Cost savings are driving the AIB/ B of I joint venture on information technology, writes Siobhán Creaton, Finance Correspondent
The ground-breaking joint-venture agreement between arch rivals AIB and Bank of Ireland is a novel and innovative way to reduce costs in a relatively small market.
The Irish Bank Officials Association (IBOA) is naturally concerned about the impact the new arrangement will have on its members and it seems certain that at least 80 jobs will be lost over the next three years through natural attrition and voluntary severance.
There is no doubt that this is a cost-cutting measure, with Bank of Ireland under more pressure to trim its overheads than AIB. It is also a clever way around the cost pressures on both banks by virtue of the relatively small marketplace in which they operate.
By coming together, the two institutions will be able to yield substantial cost savings by processing much larger volumes of transactions more efficiently. Neither side will state just how much the joint venture will cost at this juncture but there are indications that they expect it will result in cost savings in the order of €20 million annually.
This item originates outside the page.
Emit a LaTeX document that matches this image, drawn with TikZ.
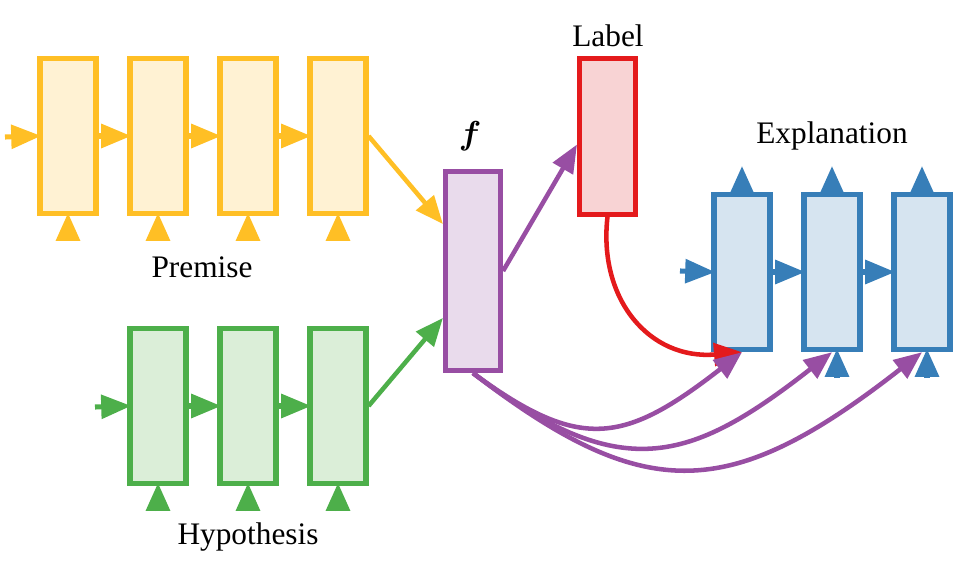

The IBOA believes this is the first move towards closer integration of the two banks in line with Bank of Ireland chief executive Mr Michael Soden's ambitions to merge with AIB. He contends it is better for the Irish economy to have one large bank than a number of relatively small institutions that can easily be taken over by foreign predators.
Uniting the two banks with a single information technology support system could also partly be a defensive measure to complicate any imminent takeover of either organisation by another institution.
Any new owner would have to merge the banks' systems with its own in any event but would first have to separate them from the new structure.
Both banks insist this development does not advance the eventual merger of both organisations but neither will rule out any further joint ventures in the future.
Discussions to form this joint venture opened last October, just as Mr Soden took over at Bank of Ireland and began to publicly raise the prospect of a merger with AIB.
His comments at that time were initially viewed as opportunistic, coinciding with the difficulties facing its nearest rival as a result of the $691 million (€728 million) fraud at its US subsidiary, Allfirst.
AIB chairman Mr Lochlann Quinn and chief executive Mr Michael Buckley have dismissed the notion of a merger between the two organisations, making strong statements about remaining an independent Irish bank.
Mr Soden's argument has some merits but it raises some serious issues for competition in the Irish market.
It took the arrival of foreign banks to break the cosy cartel that had operated between the main Irish banks. It would be difficult to reassure consumers that such a merger would be in their best interests.
What impact the merger of their information technology services will have on competition will be examined by the European Commission, which must formally sanction the move.
And it will be interesting to see how much of the substantial cost savings will be passed on to consumers through cheaper bank charges and more competitive products.